Corporate Reporting in the Era of Artificial Intelligence
Mechanical downloads of corporate 10-K and 10-Q filings increased from 360,861 in 2003 to around 165 million in 2016.
Companies have long seen annual reports and other corporate disclosures as opportunities to portray their business health in a positive light. Increasingly, the audience for these disclosures is not just humans, but also machine readers that process the information as an input to investment recommendations.
In How to Talk When a Machine Is Listening: Corporate Disclosure in the Age of AI (NBER Working Paper), , , and explore some of the implications of this trend. Rather than focusing on how investors and researchers apply machine learning to extract information, this study examines how companies adjust their language and reporting in order to achieve maximum impact with algorithms that are processing corporate disclosures.
To gauge the extent of a company’s expected machine readership, the researchers use a proxy: the number of machine downloads of the company’s filings from the US Securities and Exchange Commission’s electronic retrieval system.

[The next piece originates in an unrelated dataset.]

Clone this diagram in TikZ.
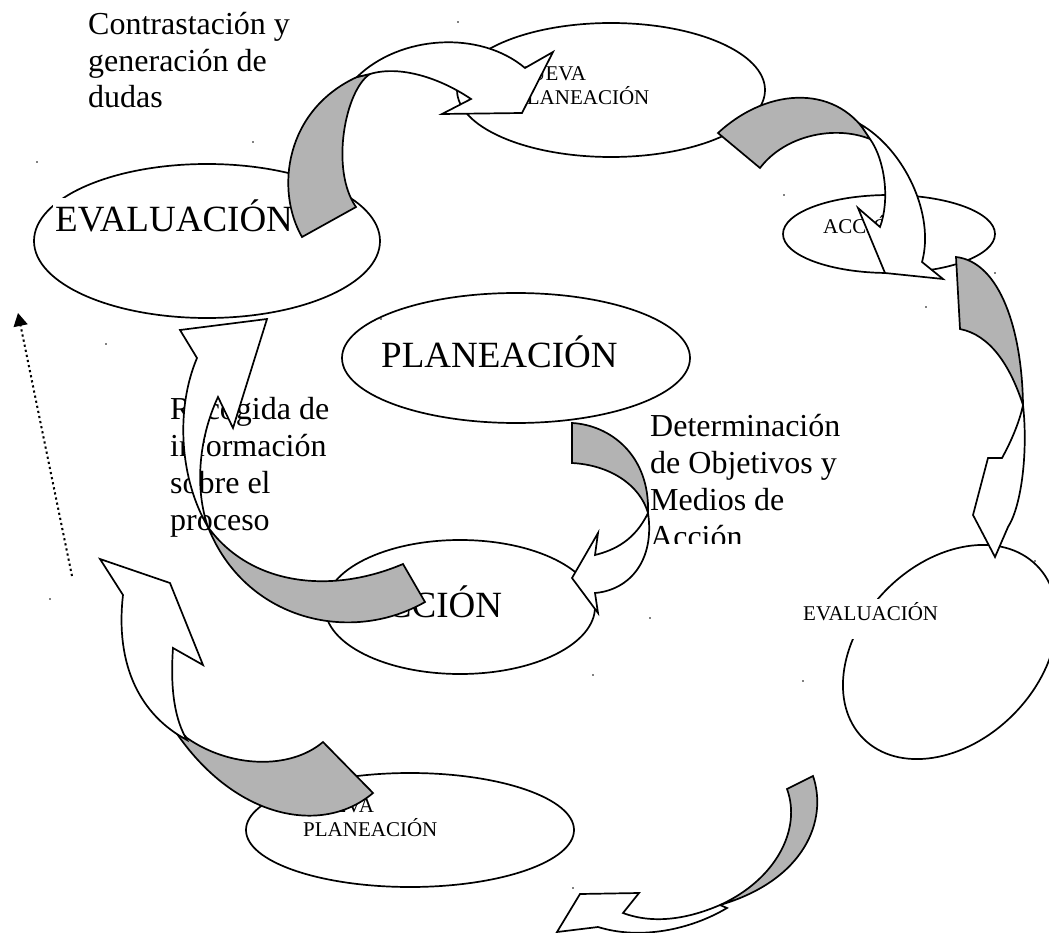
\documentclass[tikz,border=0pt]{standalone}
\usepackage{fontspec}
\setmainfont{Liberation Serif}
\usetikzlibrary{shapes.geometric,arrows.meta}
\definecolor{ribbon}{RGB}{179,179,179}
\begin{document}
\begin{tikzpicture}[x=1pt,y=-1pt,
  oval/.style={draw=black,line width=1.7pt,ellipse,fill=white,inner sep=0pt},
  back/.style={draw=black,line width=1.7pt,fill=ribbon,line join=miter},
  front/.style={draw=black,line width=1.7pt,fill=white,line join=miter},
  big/.style={font=\fontsize{37}{42}\selectfont,inner sep=0pt},
  small/.style={font=\fontsize{21}{24}\selectfont,inner sep=0pt,align=left},
  note/.style={font=\fontsize{32}{36.7}\selectfont,inner sep=0pt,align=left},
  speck/.style={fill=black},
  dotarrow/.style={line width=2pt,dash pattern=on 2.2pt off 3pt,-{Triangle[length=13pt,width=14pt]}}]
\useasboundingbox[fill=white] (0,0) rectangle (1049,933);

% ellipses
\node[oval,minimum width=346pt,minimum height=154pt] (ev1) at (207,241) {};
\node[oval,minimum width=308pt,minimum height=134pt] (np1) at (611,90) {};
\node[oval,minimum width=348pt,minimum height=130pt] (pl) at (516,358) {};
\node[oval,minimum width=270pt,minimum height=134pt] (ac1) at (460,607) {};
\node[oval,minimum width=212pt,minimum height=78pt] (ac2) at (889,234) {};
\node[oval,minimum width=245pt,minimum height=178pt,rotate=45] (ev2) at (950,652) {};
\node[oval,minimum width=328pt,minimum height=114pt] (np2) at (410,830) {};

% labels (multi-line nodes are anchored at the baseline of their last line)
\node[big,anchor=base west,fill=white,inner sep=2pt] (l1) at (53,232) {EVALUACIÓN};
\node[big,anchor=base west] (l2) at (381,367) {PLANEACIÓN};
\node[big,anchor=base west] (l3) at (360,617) {ACCIÓN};
\node[small,anchor=base west] (l4) at (515,105) {NUEVA\\PLANEACIÓN};
\node[small,anchor=base west] (l5) at (823,234) {ACCIÓN};
\node[small,anchor=base west,fill=white,inner xsep=3pt,inner ysep=2pt,text height=19pt,text depth=17pt] (l6) at (800,620) {EVALUACIÓN};
\node[small,anchor=base west] (l7) at (303,836) {NUEVA\\PLANEACIÓN};

% notes
\node[note,anchor=base west] (t1) at (88,108) {Contrastación y\\generación de\\dudas};
\node[note,anchor=base west] (t2) at (170,530) {Recogida de\\información\\sobre el\\proceso};
\begin{scope}
\clip (640,395) rectangle (900,543);
\node[note,anchor=base west] (t3) at (650,547) {Determinación\\de Objetivos y\\Medios de\\Acción};
\end{scope}

% arrow A
\path[back] (302,237) .. controls (275,190) and (285,110) .. (357,77) -- (370,74) .. controls (345,90) and (330,170) .. (356,207) -- cycle;
\path[front] (357,77) .. controls (400,35) and (480,30) .. (525,68) -- (553,52) -- (522,113) -- (442,114) -- (471,99) .. controls (440,78) and (400,65) .. (370,74) -- cycle;
% arrow B
\path[back] (718,133) .. controls (770,85) and (840,85) .. (870,139) .. controls (835,125) and (785,135) .. (760,168) -- cycle;
\path[front] (860,124) .. controls (905,150) and (935,215) .. (922,262) -- (943,279) -- (885,273) -- (858,208) -- (880,227) .. controls (890,200) and (885,160) .. (870,139) -- cycle;
% arrow C
\path[back] (956,257) .. controls (1000,262) and (1022,330) .. (1023,405) .. controls (1010,365) and (990,335) .. (960,329) -- cycle;
\path[front] (1023,405) .. controls (1028,450) and (1022,505) .. (1008,527) -- (995,557) -- (973,515) -- (988,458) -- (1002,458) .. controls (1012,440) and (1020,420) .. (1023,405) -- cycle;
% arrow D
\path[back] (572,423) .. controls (610,425) and (650,455) .. (648,513) .. controls (640,485) and (610,465) .. (572,463) -- cycle;
\path[front] (648,513) .. controls (635,540) and (615,550) .. (595,555) -- (598,533) -- (572,578) -- (598,613) -- (595,593) .. controls (630,590) and (655,560) .. (648,513) -- cycle;
% arrow E
\path[front] (197,358) -- (180,330) -- (267,319) -- (233,428) -- (218,397) .. controls (198,440) and (195,490) .. (208,527) .. controls (180,480) and (175,410) .. (197,358) -- cycle;
\path[back] (208,527) .. controls (250,585) and (330,595) .. (403,564) -- (425,602) .. controls (350,645) and (245,620) .. (208,527) -- cycle;
% arrow F
\path[back] (187,738) .. controls (230,768) and (290,770) .. (323,742) -- (373,793) .. controls (320,838) and (225,818) .. (165,715) -- cycle;
\path[front] (123,595) -- (100,559) -- (170,583) -- (203,665) -- (173,648) .. controls (170,690) and (175,720) .. (187,740) .. controls (140,715) and (115,665) .. (123,595) -- cycle;
% arrow G
\path[back] (787,789) -- (813,776) .. controls (828,820) and (805,880) .. (720,905) .. controls (775,880) and (802,830) .. (787,789) -- cycle;
\path[front] (720,905) .. controls (690,918) and (655,925) .. (623,913) -- (639,893) -- (580,894) -- (557,932) -- (598,927) .. controls (640,940) and (690,930) .. (727,908) -- cycle;

% dotted arrow
\coordinate (d0) at (72,576);
\coordinate (d1) at (18,313);
\draw[dotarrow] (d0) -- (d1);

% specks
\foreach \p in {(458,22),(37,162),(106,344),(50,599),(381,319),(784,195),(926,307),(995,273),(1035,561),(803,681),(650,618),(573,888),(593,675),(253,142)}
  \fill[speck] \p circle (0.9pt);
\end{tikzpicture}
\end{document}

Mechanical downloads of corporate 10-K and 10-Q filings have increased exponentially, from 360,861 in 2003 to around 165 million in 2016. Machine downloads have become the dominant mode during this time — increasing from 39 percent of all downloads in 2003 to 78 percent in 2016.

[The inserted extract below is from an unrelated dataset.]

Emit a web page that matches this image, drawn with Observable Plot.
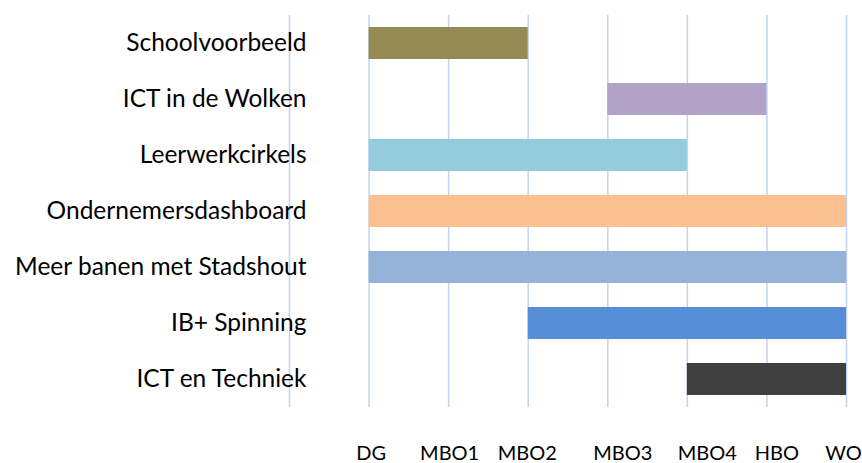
<!DOCTYPE html>
<html>
<head>
<meta charset="utf-8">
<script src="https://cdn.jsdelivr.net/npm/d3@7"></script>
<script src="https://cdn.jsdelivr.net/npm/@observablehq/plot@0.6"></script>
<style>
  html, body { margin: 0; padding: 0; background: #fff; }
  #chart svg { display: block; }
</style>
</head>
<body>
<div id="chart"></div>
<script>
// Education levels along the x axis (index 0 is an unlabeled leading gridline)
const levels = ["", "DG", "MBO1", "MBO2", "MBO3", "MBO4", "HBO", "WO"];

// Projects (top to bottom) with start and end level
const projects = ["Schoolvoorbeeld", "ICT in de Wolken", "Leerwerkcirkels", "Ondernemersdashboard", "Meer banen met Stadshout", "IB+ Spinning", "ICT en Techniek"];
const startLevel = ["DG", "MBO3", "DG", "DG", "DG", "MBO2", "MBO4"];
const endLevel = ["MBO2", "HBO", "MBO4", "WO", "WO", "WO", "WO"];
const barColors = ["#948A54", "#B3A2C7", "#93CDDD", "#FAC090", "#95B3D7", "#558ED5", "#404040"];

const data = projects.map((p, i) => ({
  project: p,
  start: levels.indexOf(startLevel[i]),
  end: levels.indexOf(endLevel[i]),
  color: barColors[i]
}));

// label nudges (style only) for the x labels as drawn in the original
const labelNudge = {"DG": 2, "MBO1": 1, "MBO2": -1, "MBO3": 15, "MBO4": 20, "HBO": 10, "WO": -3};

const font = "Lato, 'Open Sans', sans-serif";
const fsY = 24.5;
const fsX = 20;

const tickIdx = d3.range(1, levels.length);

const chart = Plot.plot({
  width: 862,
  height: 463,
  marginLeft: 289,
  marginRight: 16,
  marginTop: 15,
  marginBottom: 56,
  style: {fontFamily: font, fontSize: fsX + "px", color: "#000", background: "#fff"},
  x: {domain: [0, levels.length - 1], axis: null},
  y: {domain: projects, paddingInner: 0.43, paddingOuter: 0.215, axis: null},
  marks: [
    Plot.ruleX(d3.range(levels.length), {stroke: "#C3D3EF", strokeWidth: 1.5}),
    Plot.barX(data, {x1: "start", x2: "end", y: "project", fill: "color"}),
    Plot.text(projects, {x: 0, y: d => d, text: d => d, textAnchor: "end", dx: 17, fill: "#000", fontSize: fsY}),
    ...tickIdx.map(i => Plot.text([levels[i]], {
      x: () => i, text: d => d, frameAnchor: "bottom", dy: 46, dx: labelNudge[levels[i]],
      fill: "#000", fontSize: fsX, lineAnchor: "middle"
    }))
  ]
});

document.getElementById("chart").appendChild(chart);
</script>
</body>
</html>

The researchers find that companies expecting higher levels of machine readership prepare their disclosures in ways that are more readable by this audience. “Machine readability” is measured in terms of how easily the information can be processed and parsed, with a one standard deviation increase in expected machine downloads corresponding to a 0.24 standard deviation increase in machine readability. For example, a table in a disclosure document might receive a low readability score because its formatting makes it difficult for a machine to recognize it as a table. A table in a disclosure document would receive a high readability score if it made effective use of tagging so that a machine could easily identify and analyze the content.

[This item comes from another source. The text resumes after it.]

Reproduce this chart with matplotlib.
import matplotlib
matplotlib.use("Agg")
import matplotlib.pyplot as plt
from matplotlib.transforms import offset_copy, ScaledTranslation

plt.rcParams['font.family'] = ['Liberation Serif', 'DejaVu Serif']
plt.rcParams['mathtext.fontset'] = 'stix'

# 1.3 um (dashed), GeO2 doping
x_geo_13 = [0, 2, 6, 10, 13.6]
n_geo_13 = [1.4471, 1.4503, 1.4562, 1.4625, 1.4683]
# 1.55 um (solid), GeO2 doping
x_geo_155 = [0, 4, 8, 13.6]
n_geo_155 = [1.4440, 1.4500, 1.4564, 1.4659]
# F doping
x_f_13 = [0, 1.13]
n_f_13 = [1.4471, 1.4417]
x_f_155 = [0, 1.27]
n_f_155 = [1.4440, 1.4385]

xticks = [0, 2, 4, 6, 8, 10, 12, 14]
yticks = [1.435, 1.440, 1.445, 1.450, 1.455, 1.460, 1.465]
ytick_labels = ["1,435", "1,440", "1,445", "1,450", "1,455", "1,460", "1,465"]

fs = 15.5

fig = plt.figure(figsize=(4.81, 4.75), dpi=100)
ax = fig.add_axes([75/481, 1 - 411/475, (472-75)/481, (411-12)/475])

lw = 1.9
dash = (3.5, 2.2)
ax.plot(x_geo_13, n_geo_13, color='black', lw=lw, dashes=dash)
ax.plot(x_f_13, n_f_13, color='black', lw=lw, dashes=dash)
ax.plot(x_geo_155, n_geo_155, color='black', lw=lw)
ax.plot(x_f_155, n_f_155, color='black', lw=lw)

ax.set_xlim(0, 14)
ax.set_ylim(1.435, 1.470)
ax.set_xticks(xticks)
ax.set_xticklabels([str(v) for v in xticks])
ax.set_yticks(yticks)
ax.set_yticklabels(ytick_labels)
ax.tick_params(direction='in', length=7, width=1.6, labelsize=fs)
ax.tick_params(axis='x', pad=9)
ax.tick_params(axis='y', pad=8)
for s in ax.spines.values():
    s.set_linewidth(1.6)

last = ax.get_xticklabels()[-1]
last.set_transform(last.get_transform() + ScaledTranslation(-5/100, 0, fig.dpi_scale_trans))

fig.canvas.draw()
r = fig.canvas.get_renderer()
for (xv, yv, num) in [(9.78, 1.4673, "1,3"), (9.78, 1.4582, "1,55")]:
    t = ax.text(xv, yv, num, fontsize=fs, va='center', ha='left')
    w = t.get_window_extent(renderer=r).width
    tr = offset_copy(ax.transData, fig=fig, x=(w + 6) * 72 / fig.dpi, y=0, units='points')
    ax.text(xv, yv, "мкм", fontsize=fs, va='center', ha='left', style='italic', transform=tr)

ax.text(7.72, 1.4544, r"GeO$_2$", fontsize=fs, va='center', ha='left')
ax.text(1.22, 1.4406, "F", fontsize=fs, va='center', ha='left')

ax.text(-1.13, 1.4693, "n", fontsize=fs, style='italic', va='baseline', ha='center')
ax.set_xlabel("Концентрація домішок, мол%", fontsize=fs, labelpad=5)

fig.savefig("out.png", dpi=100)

Companies also go beyond machine readability and manage the sentiment and tone of their disclosures to induce algorithmic readers to draw favorable conclusions about the content. For example, companies avoid words that are listed as negative in the directions given to algorithms.
The researchers show this by contrasting the occurrence of positive and negative words from the Harvard Psychosocial Dictionary — which has long been used by human readers — with those from an alternative, finance-specific dictionary that was published in 2011 and is now used extensively to train machine readers. After 2011, companies expecting high machine readership significantly reduced their use of words labelled as negatives in the finance-specific dictionary, relative to words that might be close synonyms in the Harvard dictionary but were not included in the finance publication. A one standard deviation increase in the share of machine downloads for a company is associated with a 0.1 percentage point drop in negative-sentiment words based on the finance-specific dictionary, as a percentage of total word count.
Companies also appear to adjust their use of words associated with potential stock market reactions, such as those that the alternative dictionary labels as litigation-related, uncertain, or demonstrating too little or too much confidence. In contrast, no relationship emerges between high machine readership and the sentiment of words as specified by the Harvard dictionary.
Both results demonstrate that company managers specifically consider machine readers, as well as humans, when preparing disclosures.
Machines have become an important part of the audience not just for written documents but also for earnings calls and other conversations with investors. Managers who know that their disclosure documents are being parsed by machines may also recognize that voice analyzers may be used to identify vocal patterns and emotions in their commentary. Using machine learning software trained on a sample of conference call audio from 2010 to 2016, the researchers show that the vocal tones of managers at companies with higher expected machine readership are measurably more positive and excited.